Economy Grew In Fourth Quarter As Recession Fears Loom For 2023
Retail Economy Inside An X5 Retail Group NV Supermarket As Russia Nears End Of Recession A customer browses a display of soft drinks including Coca-Cola Co. products inside a Perekrestok supermarket, operated by X5 Retail Group NV in Moscow, Russia, on Wednesday, Feb. 8, 2017. X5 says its interested in technologies for online payments in stores, personalized promotions based on big data and using robots in logistics. Photographer: Andrey Rudakov/Bloomberg via Getty Images Bloomberg / Contributor
Andrey Rudakov/Bloomberg/Contributor via Getty Images

The American economy grew at a 2.9% annualized rate in the fourth quarter of 2022, slightly surpassing expectations even as recessionary concerns loom.

Real gross domestic product, the sum of all final goods and services produced in the economy adjusted for inflation, expanded at a slower pace than the 3.2% annualized rate seen in the third quarter of 2022, according to an advance estimate from the Commerce Department’s Bureau of Economic Analysis. The nation formerly met the technical definition of a recession, two consecutive quarters of negative growth, as the economy shrank at a 1.6% pace in the first quarter of 2022 and a 0.6% pace in the second quarter of 2022.

The growth was attributable to a rise in private inventory investment, consumer spending, and government spending. Exports and imports both decreased; the former is an addition to GDP calculations, while the latter is a subtraction.

Growth in private inventory investment resulted from higher manufacturing, mining, utilities, and construction industries. Residential fixed investment also decreased due to lesser activity in new single-family home construction, a phenomenon that occurred while mortgage rates soared as a result of monetary policy actions from the Federal Reserve.

The annualized growth of 2.9% exceeded analysts’ expectations of 2.8% even as recession fears linger. Most analysts believe this year will see a recession as inflationary pressures and supply chain woes persist. An economic contraction would follow one of the worst stock market performances in modern history last year.

Bank of America Chief Investment Strategist Michael Hartnett said in a report that a recession would occur in the first half of the year before markets attain a “much more solid footing.” On the other hand, an outlook from Goldman Sachs Chief Economist Jan Hatzius noted analysts at the company believe “there are strong reasons to expect positive growth in coming quarters.”

Critics have accused the Biden administration of worsening economic bottlenecks.
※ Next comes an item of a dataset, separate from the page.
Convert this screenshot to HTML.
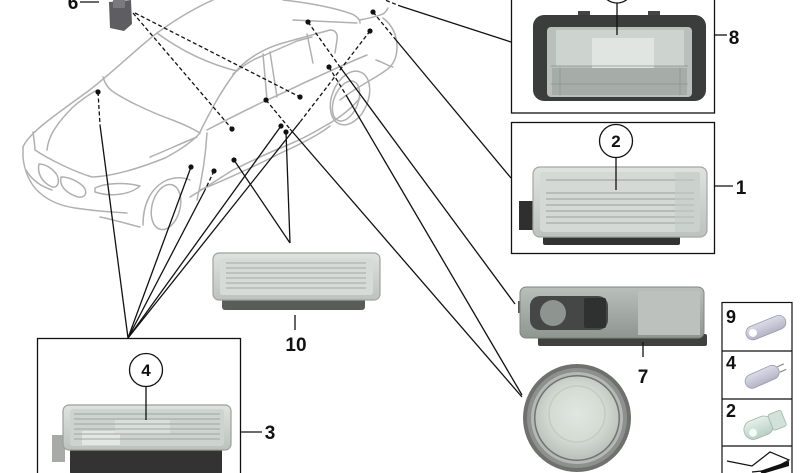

The commander-in-chief nixed expansions to the Keystone XL Pipeline upon his entrance into office and has leased less federal land for oil drilling than any of his predecessors since World War II. Public records also show that the administration’s task force on the supply chain crisis produced little to no results as Agriculture Secretary Tom Vilsack never attended meetings and Transportation Secretary Pete Buttigieg took a two-month paternity leave.

White House Press Secretary Karine Jean-Pierre said last week that Biden “inherited an economic crisis and turned it into the strongest two years of job growth on record,” even as prominent technology companies announced mass layoffs. She repeatedly dismissed concerns that the cuts could indicate higher unemployment across the economy. “We’re seeing the President’s economic policy actually working. And I think that’s important as well,” she said. “Is there more work to do? Always more work to do, and you hear that from us as well.”

Price levels have moderated in some areas as year-over-year inflation decreased from 7.1% in November to 6.5% in December. Treasury Secretary Janet Yellen nevertheless remarked that inflation “has really been quite moderate, quite low for the last six months or so,” even as price increases remain well above the 2% annual rate seen before the lockdown-induced recession.